**Data listing**
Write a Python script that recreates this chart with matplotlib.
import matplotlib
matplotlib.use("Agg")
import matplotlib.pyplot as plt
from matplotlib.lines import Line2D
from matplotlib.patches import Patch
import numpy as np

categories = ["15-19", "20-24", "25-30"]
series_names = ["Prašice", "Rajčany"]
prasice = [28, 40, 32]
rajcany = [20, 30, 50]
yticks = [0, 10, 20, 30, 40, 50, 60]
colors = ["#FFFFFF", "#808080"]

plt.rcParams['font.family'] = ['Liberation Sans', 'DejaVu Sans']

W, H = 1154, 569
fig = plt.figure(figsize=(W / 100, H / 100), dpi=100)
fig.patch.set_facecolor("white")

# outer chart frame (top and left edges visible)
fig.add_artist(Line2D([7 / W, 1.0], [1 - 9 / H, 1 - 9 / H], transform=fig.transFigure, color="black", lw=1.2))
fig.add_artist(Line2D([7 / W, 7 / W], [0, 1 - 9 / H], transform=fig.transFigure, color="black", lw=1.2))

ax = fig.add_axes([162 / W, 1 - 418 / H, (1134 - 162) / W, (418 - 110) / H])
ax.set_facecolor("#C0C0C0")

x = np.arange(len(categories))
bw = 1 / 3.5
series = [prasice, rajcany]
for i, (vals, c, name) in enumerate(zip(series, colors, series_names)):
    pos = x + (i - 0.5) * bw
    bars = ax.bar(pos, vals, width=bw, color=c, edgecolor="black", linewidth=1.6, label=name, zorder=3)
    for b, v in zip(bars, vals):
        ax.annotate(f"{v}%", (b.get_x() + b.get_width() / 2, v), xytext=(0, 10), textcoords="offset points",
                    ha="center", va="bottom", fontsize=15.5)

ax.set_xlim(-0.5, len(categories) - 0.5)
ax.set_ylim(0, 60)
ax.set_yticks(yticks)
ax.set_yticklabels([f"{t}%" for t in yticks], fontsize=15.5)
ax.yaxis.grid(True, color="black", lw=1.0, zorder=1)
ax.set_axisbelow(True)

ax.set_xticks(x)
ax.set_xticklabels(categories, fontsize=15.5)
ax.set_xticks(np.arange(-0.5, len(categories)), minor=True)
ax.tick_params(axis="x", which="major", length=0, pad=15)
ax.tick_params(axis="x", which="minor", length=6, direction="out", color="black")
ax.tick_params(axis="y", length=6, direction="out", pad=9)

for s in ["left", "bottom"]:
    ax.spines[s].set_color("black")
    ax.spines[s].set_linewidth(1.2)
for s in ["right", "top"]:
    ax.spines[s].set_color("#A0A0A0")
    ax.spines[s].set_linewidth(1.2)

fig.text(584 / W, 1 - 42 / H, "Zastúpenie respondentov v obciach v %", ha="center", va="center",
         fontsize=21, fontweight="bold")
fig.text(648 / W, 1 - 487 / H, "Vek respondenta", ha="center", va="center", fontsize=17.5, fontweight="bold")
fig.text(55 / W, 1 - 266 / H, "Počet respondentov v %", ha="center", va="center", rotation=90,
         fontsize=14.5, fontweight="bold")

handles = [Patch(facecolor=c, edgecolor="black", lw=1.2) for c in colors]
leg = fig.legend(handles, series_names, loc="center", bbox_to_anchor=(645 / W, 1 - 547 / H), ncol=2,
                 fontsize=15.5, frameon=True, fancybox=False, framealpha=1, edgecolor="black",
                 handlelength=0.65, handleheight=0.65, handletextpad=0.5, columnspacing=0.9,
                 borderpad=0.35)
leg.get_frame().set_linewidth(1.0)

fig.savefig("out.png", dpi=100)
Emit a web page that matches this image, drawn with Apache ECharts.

**What you are asked to do**
Select every line in the records above that contains the word "matplotlib".

**Expected answer**
Write a Python script that recreates this chart with matplotlib.
import matplotlib
matplotlib.use("Agg")
import matplotlib.pyplot as plt
from matplotlib.lines import Line2D
from matplotlib.patches import Patch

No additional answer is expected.